Invoice numbers feel like a bureaucratic detail but they serve a real purpose. They give both you and your client a reference point for every communication about payment. Instead of "the invoice I sent last month for the website project," you say "invoice 0042" and everyone knows exactly what you are talking about.

Keep your numbering consistent and sequential. Starting from 0001 is fine. The system matters more than the starting point. If you are using a template, set it up once and increment consistently.

The Design Question

A well designed invoice is not about being flashy. It is about being clear. White space, logical layout, readable fonts, and consistent formatting all serve the same purpose. Making it immediately obvious what you are billing for and how much.

Your invoice should be something you are comfortable sending to any client without a second thought. If you find yourself apologizing for the format or promising to send something more professional next time, that is the sign you need a better template.

The Agency Invoice and the Corporate B2B Invoice Template are both designed for the kind of professional presentation that makes payment feel like the natural next step rather than an optional activity the client gets around to eventually.

The Mindset Shift That Changes Everything

Here is the thing about invoicing that nobody says directly.

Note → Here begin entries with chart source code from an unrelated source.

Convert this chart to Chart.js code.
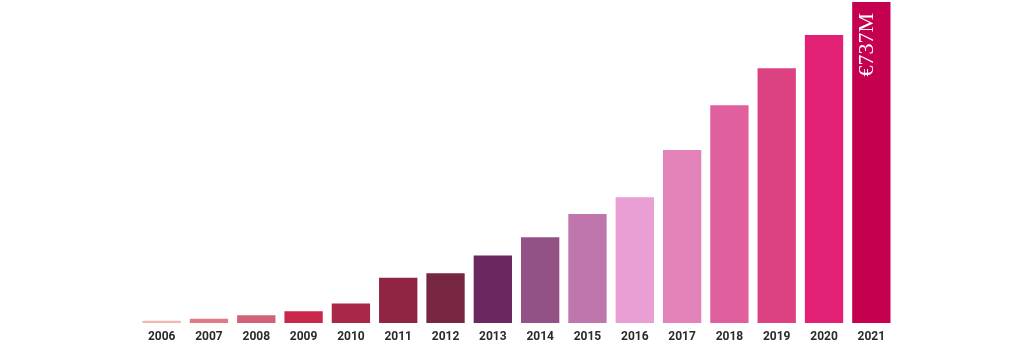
<!DOCTYPE html>
<html>
<head>
<meta charset="utf-8">
<script src="https://cdn.jsdelivr.net/npm/chart.js@4"></script>
<style>
html,body{margin:0;padding:0;background:#fff;overflow:hidden;height:340px;}
#wrap{width:1035px;height:351px;position:relative;}
</style>
</head>
<body>
<div id="wrap"><canvas id="c"></canvas></div>
<script>
const years = ["2006","2007","2008","2009","2010","2011","2012","2013","2014","2015","2016","2017","2018","2019","2020","2021"];
const revenue = [5, 10, 18, 27, 45, 104, 114, 155, 197, 250, 289, 397, 500, 585, 661, 737];
const barColors = ["#f2b9b4","#e07a86","#d06279","#c8294a","#a92848","#902443","#772642","#6a285e","#935286","#bf76ad","#e99ed4","#e381b9","#e0609d","#dc4282","#e22074","#c4004f"];
const topLabel = "€737M";

const labelPlugin = {
  id: 'topLabel',
  afterDatasetsDraw(chart) {
    const meta = chart.getDatasetMeta(0);
    const bar = meta.data[meta.data.length - 1];
    const ctx = chart.ctx;
    ctx.save();
    ctx.translate(bar.x + 2, bar.y + 11);
    ctx.rotate(-Math.PI / 2);
    ctx.fillStyle = '#ffffff';
    ctx.font = '22px "Liberation Serif", "Times New Roman", serif';
    ctx.textAlign = 'right';
    ctx.textBaseline = 'alphabetic';
    ctx.fillText(topLabel, 0, 0);
    ctx.restore();
  }
};

new Chart(document.getElementById('c'), {
  type: 'bar',
  data: {
    labels: years,
    datasets: [{
      data: revenue,
      backgroundColor: barColors,
      borderWidth: 0,
      barPercentage: 0.9,
      categoryPercentage: 0.9
    }]
  },
  options: {
    responsive: true,
    maintainAspectRatio: false,
    animation: false,
    layout: { padding: { left: 138, right: 140, top: 2, bottom: 0 } },
    plugins: { legend: { display: false }, tooltip: { enabled: false } },
    scales: {
      x: {
        grid: { display: false, drawTicks: false },
        border: { display: false },
        ticks: {
          padding: 8,
          color: '#2a2a2a',
          font: { family: 'Roboto', size: 12, weight: 'bold', lineHeight: 1 },
          maxRotation: 0,
          autoSkip: false
        }
      },
      y: {
        display: false,
        min: 0,
        max: 737
      }
    }
  },
  plugins: [labelPlugin]
});
</script>
</body>
</html>
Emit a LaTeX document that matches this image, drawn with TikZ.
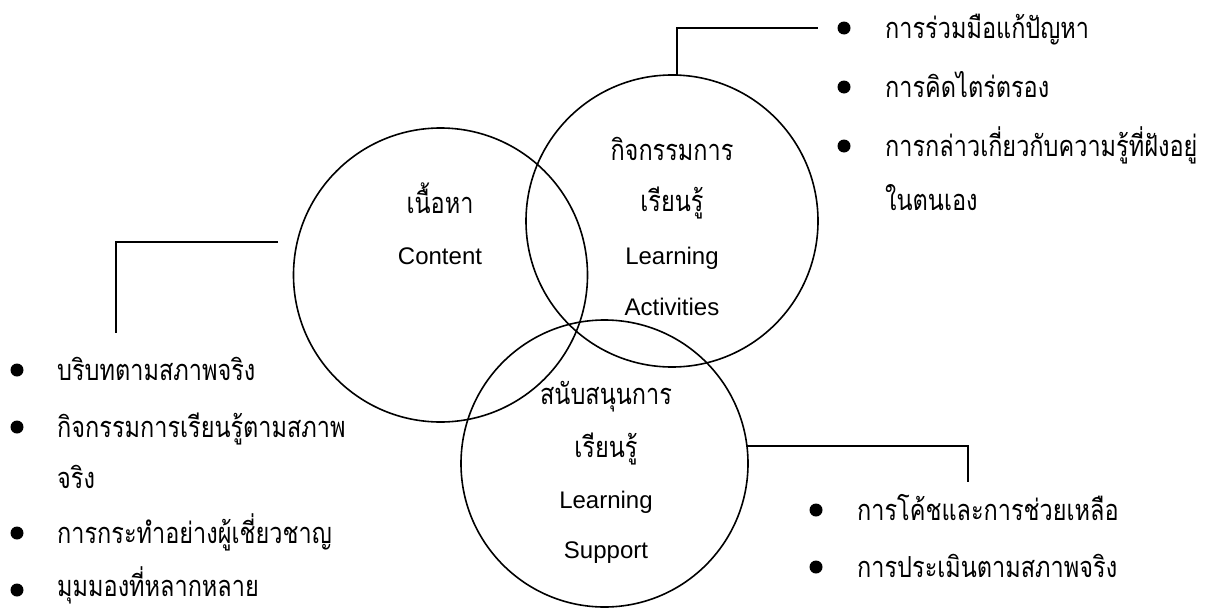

You are not asking for a favour. You are requesting payment for work that was already delivered and agreed upon. That is a completely different energy and it should inform every word of every invoice and follow up you send.

Clients who consistently pay late are telling you something about how they value your time. That information is useful. It helps you decide whether to work with them again, whether to require a deposit upfront next time, or whether to adjust your payment terms for that specific relationship.

Getting paid on time is not a bonus. It is part of the professional relationship. Your invoice process should reflect that from the very first document you send.